Supreme Court of Mississippi, In Banc
Apr 11, 1949
206 Miss. 274 (Miss. 1949)

Opinion

April 11, 1949.

1. Statutes — new right of action — statutory remedy exclusive.

When a statute creates a new right or cause of action where none existed before and provides also an adequate remedy for the enforcement of the right created, and the statutory remedy is not by its terms cumulative, the remedy thus prescribed is exclusive.

2. Municipal corporations — recall of municipal officers — statutory remedy must be pursued as prescribed.

The statutes providing for the recall of municipal officers creates new and unusual rights, and the prescribed remedy for the enforcement thereof is that if the board fails to act on a recall petition, the petition shall be presented to the governor who shall at once act thereon by ordering the recall election, so that the power to order the election, if the municipal board fails to do so, is exclusively with the governor, and may not be exercised by the circuit court upon a bill of exceptions or otherwise.

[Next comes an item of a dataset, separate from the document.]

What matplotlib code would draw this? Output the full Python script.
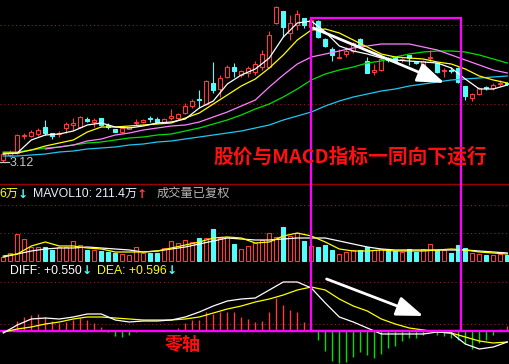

Headnotes as approved by Roberds, J.

On Suggestion of Error. In Banc. June 13, 1949. (41 So.2d 54)

1. Injunction — counsel fees — when hearing has been on merits.

When an injunction is sought as a remedy ancillary to other relief and hearing on the injunction was not upon a motion to dissolve, separate and apart from a hearing upon the merits, no counsel fees are allowable.

2. Injunction — counsel fees — when any relief dependent upon retaining injunction.

When any relief sought is entirely dependent upon retaining injunction, counsel fees will be allowed on the dissolution of the injunction.

Headnotes as approved by Alexander, J.

APPEAL from the chancery court of Bolivar County, R.E. JACKSON, Chancellor.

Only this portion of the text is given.